Strengthened NSC Authority—Late 1982 to Early 1983. While Reagan and his supporters inside and outside the Administration had a clear understanding that to be serious about arms control with the Soviet Union was to be serious about Soviet treaty compliance, their opponents did not agree with such linkage. Nor were Reagan’s critics supportive of his intentions to comprehensively evaluate Soviet non-compliance and to reject arms control provisions and proposals that could not be verified with high confidence. Internal disputes contributed to major bureaucratic delays throughout 1981 and 1982 and necessitated new organizational steps to assure NSC authority in coordinating such interagency assessments and their implications for U.S. arms control policy and defense capabilities. Steps taken by Reagan and his National Security Advisor Judge William Clark’s strengthened NSC authorities in late 1982 and early 1983. As a result, four new arms control groups were created and directed by NSC staff. The functioned alongside a dramatically reinvigorated a high-level presidential advisory committee with strong NSC ties, reviewed in the next chapter topic.

Senior Arms Control Policy Group (SACG). The first step was the creation of a new senior level interagency group as a mini-NSC to be supported by NSC arms control and defense staff. The Senior Arms Control Policy Group (SACPG), soon renamed the Senior Arms Control Group (SACG), met in the White House Situation Room, not at the Department of State or the Pentagon as did the arms control Interdepartmental Groups (IGs). It was chaired by the National Security Advisor or his NSC staff representative, not by the Assistant Secretaries of the Departments of State and Defense as were the IGs. The SACG quickly made substantial progress on the Administration’s far-reaching arms reduction proposals. It proved far more difficult, however, to make progress on Soviet violations issues, and this effort often became mired in verification issues, technical complexities, compliance policy dilemmas, and IG disputes. The focus of the latter work was therefore shifted to a new NSC-controlled verification committee and its subcommittees.

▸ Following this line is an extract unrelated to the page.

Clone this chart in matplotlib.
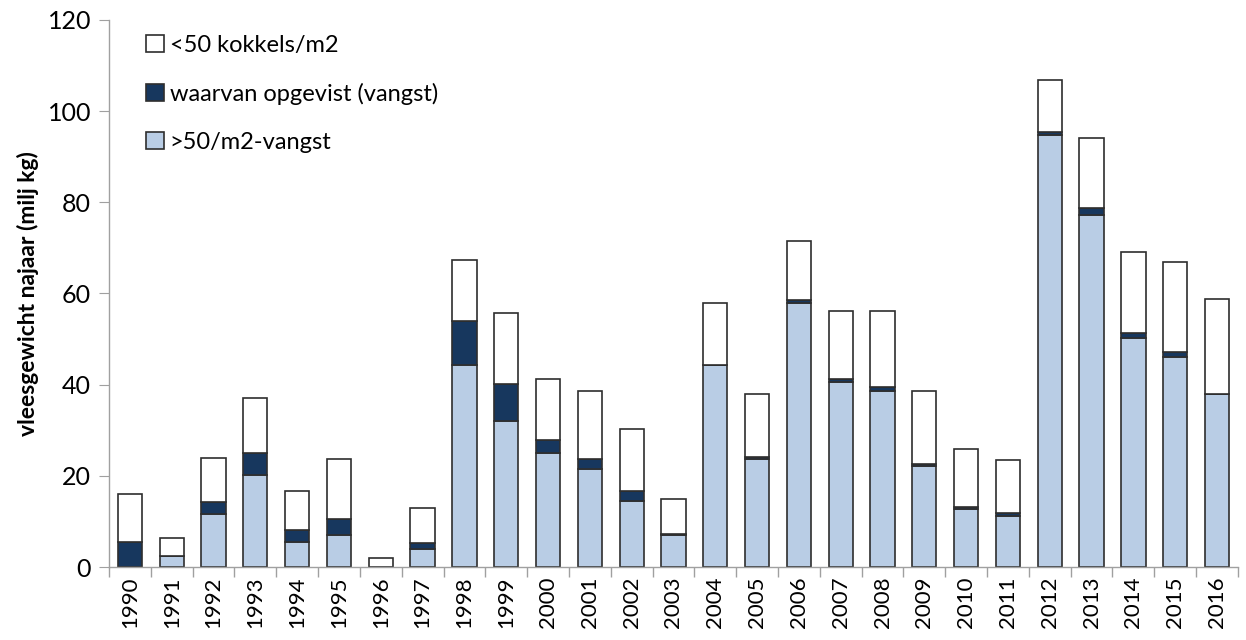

Establishment of Arms Control Verification Committee (ACVC). In view of evident verification and violations complexities and controversies, Reagan issued directive NSDD 65–Establishment of NSC Arms Control Verification Committee (ACVC) of November 10, 1982. The Committee, to be chaired by the National Security Advisor or his NSC staff representative (usually the Director of Arms Control), had two components that met regularly at the NSC to focus respectively on “technical” and “policy-oriented” issues. Each component was co-chaired by the NSC Director of Arms Control. The other co-chair for the technical group came from the Arms Control and Disarmament Agency. The co-chair for the policy group came from the Department of Defense.

Tasking of the Verification Committee. Early in 1983, the ACVC was assigned two major tasks. First, it was directed to evaluate and attest to the “effective” (i.e. certifiably high-confidence) verifiability of all Administration arms control proposals. Second, it was to prepare a comprehensive classified interagency report of major Soviet noncompliance issues for National Security Council and Presidential review. The resulting highly detailed analyses focused realistically on the Soviet violations of greatest concern and played a critical role in integrating the facts and policy insights gained as core elements in the Administration’s arms control and defense proposals. They were a significant element of Reagan’s comprehensive strategy to expose Soviet lies, strengthen U.S. and Western defenses, and win the Cold War.